Wednesday, July 15, 2009

Regulators dance to the banks' tune

That Goldman Sachs, the world’s largest investment bank, is set to pay record bonuses that even exceed those made before the credit crunch, is only one sign that nothing has changed in the world of global finance. This comes hard on the heels of decisions by Alistair Darling and the European Union to leave the banking system more or less as it was before it collapsed gratefully into the arms of taxpayers.

Sachs, whose former executives include the US treasury secretary Timothy Geithner and his predecessor Henry Paulson – joint architects of the bail-outs – has reported record earnings for the second quarter and if it maintains these profit levels, bonus payouts for the year could reach a staggering $22 billion.

As Matt Taibbi, the fearsome US journalist, writes in a powerful article for Rolling Stone: “The first thing you need to know about Goldman Sachs is that it's everywhere. The world's most powerful investment bank is a great vampire squid wrapped around the face of humanity, relentlessly jamming its blood funnel into anything that smells like money.”

All of which goes to show two things: how powerful banks like Goldman Sachs remain and how powerless governments and states are in relation to global financiers. Remember the pledges at the G20 summit in London in April? Obama and Brown et al committed themselves to regulate the banks so that the financial meltdown could not happen again. You would do well to remember that the summit began gathering on April Fool’s Day.

The joke, made at our expense, is that the state will use taxpayers’ money to keep the banks afloat – Goldman, for example, got billions from the US government to cover losses incurred when insurance giant AIG went belly up – while only the most cosmetic regulatory changes will be introduced.

Last week, Alistair Darling, the chancellor, published a white paper on the future of banking. While acknowledging that any significant changes would have to be agreed globally, the white paper remains in favour of preserving what many see as a major cause of the collapse – the use by banks of arms-length “special vehicles” for the purposes of speculation.

Although the report is supposed to be dedicated to regulation, it adds that “the government is clear that the financial crisis was not caused by a lack of powers within the UK’s regulatory regime”. Not only that, but “the prime cause of the problem was the action (or, in many cases, inaction) of market participants”. A similar view is being taken by the European Union and by the Bank for International Settlements, leaving one commentator to suggest:

The message, then, is speculative business as usual, though at a higher capital cost. So the crazy habit of running the banking system as an off-balance sheet vehicle of the public sector may still be intact. To put it in the language of former Citigroup chief Chuck Prince, the regulators are still dancing. The taxpayer is still at risk.
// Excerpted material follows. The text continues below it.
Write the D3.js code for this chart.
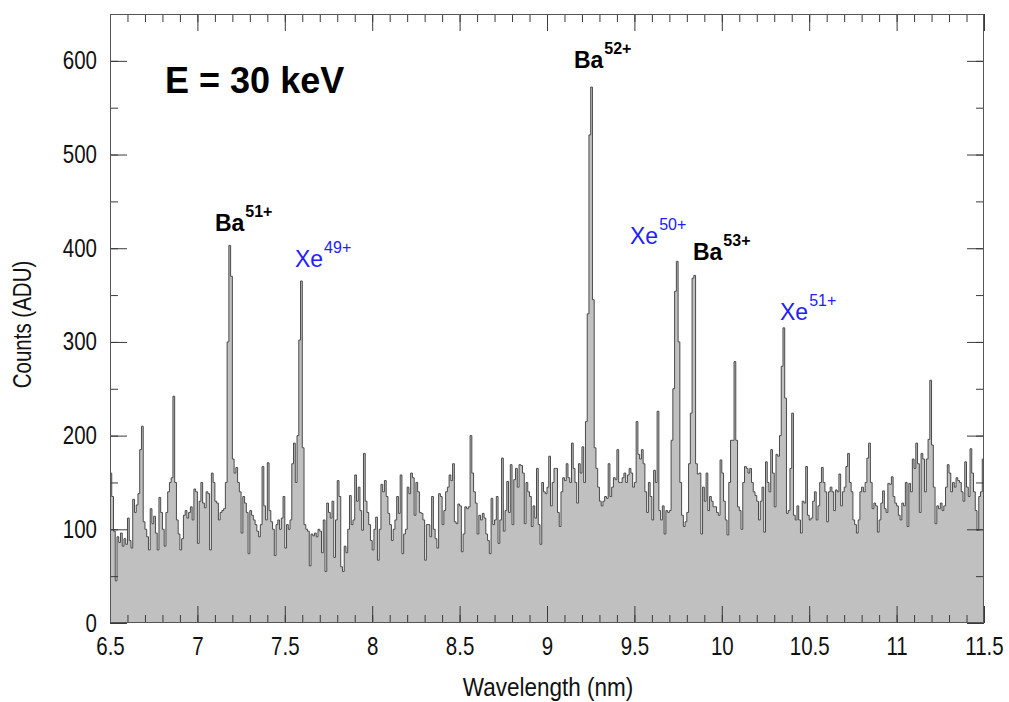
<!DOCTYPE html>
<html>
<head>
<meta charset="utf-8">
<script src="https://cdn.jsdelivr.net/npm/d3@7"></script>
<style>
  html, body { margin: 0; padding: 0; background: #ffffff; }
  svg { display: block; font-family: "Liberation Sans", Arial, Helvetica, sans-serif; }
</style>
</head>
<body>
<script>
// ---------------- data ----------------
const binStart = 6.5;      // nm, left edge of first bin
const binWidth = 0.01;     // nm
const counts = [
  160,135,98,45,92,86,96,82,90,84,
  112,88,80,132,118,126,138,185,210,108,
  100,92,78,122,106,114,96,78,134,118,
  100,82,118,140,150,155,242,150,110,95,
  78,90,115,120,112,118,124,110,143,140,
  85,130,150,128,123,140,138,78,160,150,
  130,128,110,118,120,122,150,300,403,370,
  175,160,166,150,140,96,135,128,118,74,
  120,115,110,105,98,92,105,167,125,110,
  171,120,108,100,72,105,110,100,112,135,
  80,105,100,110,170,192,150,200,302,365,
  187,105,100,98,61,95,93,96,92,100,
  98,75,110,55,128,118,112,130,70,110,
  152,135,60,55,82,75,100,136,105,110,
  158,130,145,120,99,181,130,118,105,88,
  78,100,113,67,100,148,140,152,135,117,
  105,88,100,110,135,117,158,74,95,100,
  145,138,160,155,115,150,140,118,117,110,
  67,105,105,92,135,100,90,80,138,135,
  105,120,140,145,158,152,170,108,106,127,
  125,76,95,124,122,124,200,160,140,128,
  95,115,110,117,112,95,88,74,133,105,
  110,135,85,110,176,98,120,151,118,169,
  105,153,165,145,169,168,160,106,150,140,
  135,103,125,112,165,105,84,150,140,138,
  145,178,125,150,165,165,118,103,140,155,
  152,170,155,150,192,165,150,128,170,160,
  188,150,215,330,521,572,345,187,165,145,
  130,125,130,135,133,170,135,145,155,153,
  185,150,150,155,160,150,158,165,160,145,
  150,215,180,175,185,170,140,118,150,135,
  110,163,150,226,120,110,125,95,120,118,
  120,195,250,354,386,300,150,115,103,108,
  118,170,224,368,371,170,159,160,95,145,
  130,160,120,135,130,124,124,118,115,174,
  160,130,110,94,150,195,195,279,195,124,
  120,100,150,167,165,160,165,150,140,136,
  130,110,130,145,97,172,150,140,185,160,
  124,180,178,200,274,315,240,117,120,165,
  224,115,110,125,110,96,130,128,167,115,
  110,112,130,140,110,125,150,166,150,140,
  108,140,145,140,120,142,140,159,125,140,
  145,167,181,150,140,110,105,96,110,140,
  145,140,150,176,192,150,122,128,125,97,
  110,128,141,122,118,149,148,156,135,128,
  125,115,110,128,125,150,103,149,140,175,
  165,192,170,118,181,175,140,175,196,259,
  190,145,106,125,122,128,120,125,145,169,
  160,140,150,145,155,152,150,140,130,172,
  145,135,186,160,140,120,99,135,140,175
];
const xTicks = [6.5, 7, 7.5, 8, 8.5, 9, 9.5, 10, 10.5, 11, 11.5];
const xTickLabels = ["6.5","7","7.5","8","8.5","9","9.5","10","10.5","11","11.5"];
const yTicks = [0, 100, 200, 300, 400, 500, 600];
const yTickLabels = ["0","100","200","300","400","500","600"];
const ionNames = ["Ba", "Xe", "Ba", "Xe", "Ba", "Xe"];
const ionCharges = ["51+", "49+", "52+", "50+", "53+", "51+"];
const ionElement = ["Ba", "Xe", "Ba", "Xe", "Ba", "Xe"];
// label anchor (left/baseline) in data units
const ionLabelX = [7.10, 7.558, 9.154, 9.475, 9.835, 10.333];
const ionLabelY = [418, 380, 592, 405, 387, 323];
const titleText = "E = 30 keV";
const xTitle = "Wavelength (nm)";
const yTitle = "Counts (ADU)";

// ---------------- layout ----------------
const W = 1009, H = 702;
const L = 110, R = 984, T = 14, B = 623;
const SX = 0.82;   // horizontal condensing of axis text

const svg = d3.select("body").append("svg").attr("width", W).attr("height", H);

const x = d3.scaleLinear().domain([6.5, 11.5]).range([L, R]);
const y = d3.scaleLinear().domain([0, 650]).range([B, T]);

const pts = counts.map((c, i) => [binStart + i * binWidth, c]);
pts.push([binStart + counts.length * binWidth, counts[counts.length - 1]]);

svg.append("clipPath").attr("id", "clip")
  .append("rect").attr("x", L).attr("y", T).attr("width", R - L).attr("height", B - T);

const plot = svg.append("g").attr("clip-path", "url(#clip)");

const area = d3.area().curve(d3.curveStepAfter)
  .x(d => x(d[0])).y0(y(0)).y1(d => y(d[1]));
const line = d3.line().curve(d3.curveStepAfter)
  .x(d => x(d[0])).y(d => y(d[1]));

plot.append("path").datum(pts).attr("d", area).attr("fill", "#c0c0c0");
plot.append("path").datum(pts).attr("d", line)
  .attr("fill", "none").attr("stroke", "#4a4a4a").attr("stroke-width", 1);

// ---------------- axes ----------------
const tickColor = "#3a3a3a";
function style(g) {
  g.select(".domain").remove();
  g.selectAll(".tick line").attr("stroke", tickColor).attr("stroke-width", 1);
  g.selectAll(".tick text").attr("fill", "#111").attr("font-size", 25)
    .attr("font-family", "'Liberation Sans', Arial, sans-serif");
}
const xMinor = d3.range(6.5, 11.5001, 0.1).map(v => +v.toFixed(2));
const yMinor = d3.range(0, 651, 50);

// bottom
svg.append("g").attr("transform", `translate(0,${B})`)
  .call(d3.axisBottom(x).tickValues(xMinor).tickSize(-8).tickFormat(""))
  .call(style);
const gxb = svg.append("g").attr("transform", `translate(0,${B})`)
  .call(d3.axisBottom(x).tickValues(xTicks).tickSize(-17).tickPadding(14)
        .tickFormat((d, i) => xTickLabels[i]))
  .call(style);
gxb.selectAll(".tick text").attr("transform", `scale(${SX},1)`);
// top
svg.append("g").attr("transform", `translate(0,${T})`)
  .call(d3.axisTop(x).tickValues(xMinor).tickSize(-8).tickFormat(""))
  .call(style);
svg.append("g").attr("transform", `translate(0,${T})`)
  .call(d3.axisTop(x).tickValues(xTicks).tickSize(-17).tickFormat(""))
  .call(style);
// left
svg.append("g").attr("transform", `translate(${L},0)`)
  .call(d3.axisLeft(y).tickValues(yMinor).tickSize(-8).tickFormat(""))
  .call(style);
const gyl = svg.append("g").attr("transform", `translate(${L},0)`)
  .call(d3.axisLeft(y).tickValues(yTicks).tickSize(-17).tickPadding(13)
        .tickFormat((d, i) => yTickLabels[i]))
  .call(style);
gyl.selectAll(".tick text").attr("x", -13 / SX).attr("transform", `scale(${SX},1)`);
// right
svg.append("g").attr("transform", `translate(${R},0)`)
  .call(d3.axisRight(y).tickValues(yMinor).tickSize(-8).tickFormat(""))
  .call(style);
svg.append("g").attr("transform", `translate(${R},0)`)
  .call(d3.axisRight(y).tickValues(yTicks).tickSize(-17).tickFormat(""))
  .call(style);

// frame
svg.append("rect").attr("x", L + 0.5).attr("y", T + 0.5)
  .attr("width", R - L - 1).attr("height", B - T - 1)
  .attr("fill", "none").attr("stroke", "#555").attr("stroke-width", 1);

// axis titles
svg.append("text").attr("transform", `translate(${(L + R) / 2 + 1},696) scale(0.9,1)`)
  .attr("text-anchor", "middle").attr("font-size", 25).attr("fill", "#111")
  .text(xTitle);
svg.append("text").attr("transform", `translate(31,${(T + B) / 2 + 6}) rotate(-90) scale(${SX},1)`)
  .attr("text-anchor", "middle").attr("font-size", 25).attr("fill", "#111")
  .text(yTitle);

// title annotation
svg.append("text").attr("x", x(6.815)).attr("y", y(566))
  .attr("font-size", 36).attr("font-weight", "bold").attr("fill", "#000")
  .text(titleText);

// ion labels
ionNames.forEach((n, i) => {
  const isBa = ionElement[i] === "Ba";
  const t = svg.append("text").attr("x", x(ionLabelX[i])).attr("y", y(ionLabelY[i]))
    .attr("fill", isBa ? "#000" : "#2020ff")
    .attr("font-weight", isBa ? "bold" : "normal")
    .attr("font-size", 23);
  t.append("tspan").text(n);
  t.append("tspan").attr("dy", -14).attr("dx", 1).attr("font-size", 16).text(ionCharges[i]);
});
</script>
</body>
</html>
What actually exists is an unholy alliance between regulators – aka the state – and the banking behemoths, which politicians like Brown and Obama orchestrate. The objective is to maintain and sustain capitalism at all costs, one of which is years of cuts in spending on essential public services to pay for the banking bail-outs. The moral of this story is there is not going to be a kinder, better regulated, fairer kind of global capitalism at the end of this crisis and the sooner that is understood and acted upon, the better.